AI Summary
About
Ironclad is a contract lifecycle management (CLM) platform — the system of record for how a company drafts, negotiates, signs, stores, and analyzes its contracts. Founded in 2014 and headquartered in San Francisco, it is built around a no-code Workflow Designer, a searchable contract repository, in-browser DOCX editing/redlining, e-signature (Ironclad Signature/Clickwrap), and — increasingly — an AI layer: Contract AI (2023) for repository-wide analysis and Jurist (GA November 2024), an agentic assistant that drafts, redlines, runs risk analysis, and does legal research.
Ironclad is the best-funded standalone CLM. It raised a $150 million Series E in January 2022 at a $3.2 billion valuation (Accel, Sequoia, Bond, Emergence, Lux Capital, Franklin Templeton, Y Combinator Continuity). Its customer base skews mid-market-to-enterprise legal, procurement, and sales-ops teams — Gong, L’Oréal, Docker, Rippling, ClickUp, and NEXT Insurance all appear as references on its own site.
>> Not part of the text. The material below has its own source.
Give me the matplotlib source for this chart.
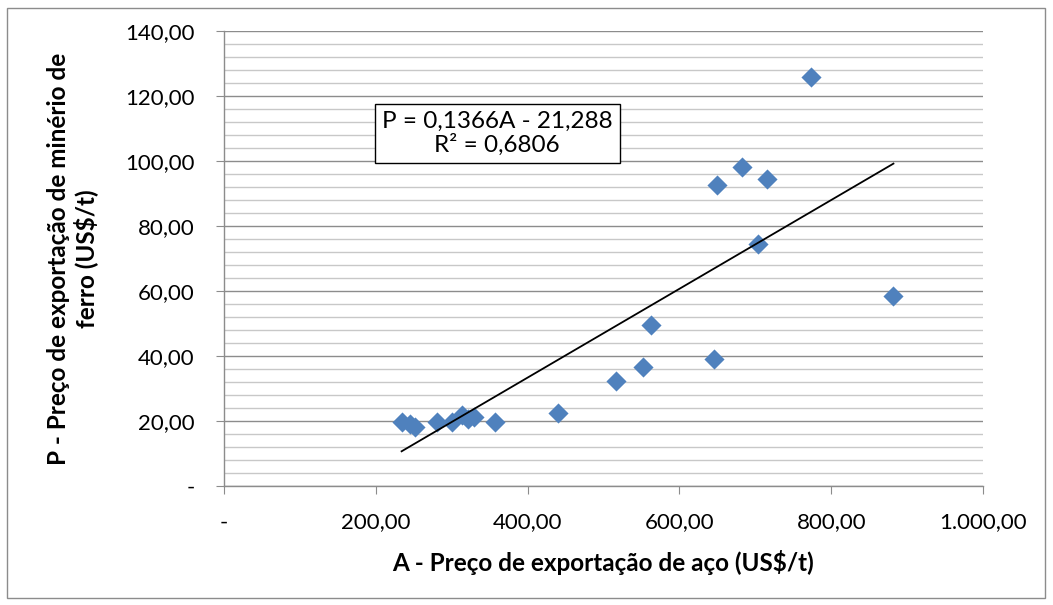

The thing to understand before you read a quote: Ironclad does not publish prices. Its pricing page is a three-step configurator (“pick your product(s) · pick your partners · add a little extra”) that funnels to “Get a Custom Quote.” Everything below is reconstructed from third-party buyer data and cited as such.
For the most current information, visit Ironclad.
Pricing summary : How Ironclad’s pricing model works
Ironclad runs a classic enterprise sales-led model: an annual subscription quoted per organization, priced on a blend of seats (named users) and scale (contract/workflow volume), plus a one-time implementation fee. There is no free tier, no self-serve checkout, and no list price — you get a number only after a demo.
Because the rate card is private, the most reliable signal comes from buyer-side aggregators. Vendr, which brokers SaaS deals, reports a median annual contract value of $39,995 across 213 analyzed Ironclad deals, with an average negotiated saving of 20.6%. Reported platform pricing scales roughly like this:
- Small / mid-market (10–20 users, 500–1,500 contracts/yr): platform $40,000–$80,000/yr.
- Mid-market / enterprise (20–50 users, 1,500–5,000 contracts/yr): platform $80,000–$180,000/yr.
- Large enterprise (50+ users, 5,000+ contracts/yr): platform exceeding $200,000/yr.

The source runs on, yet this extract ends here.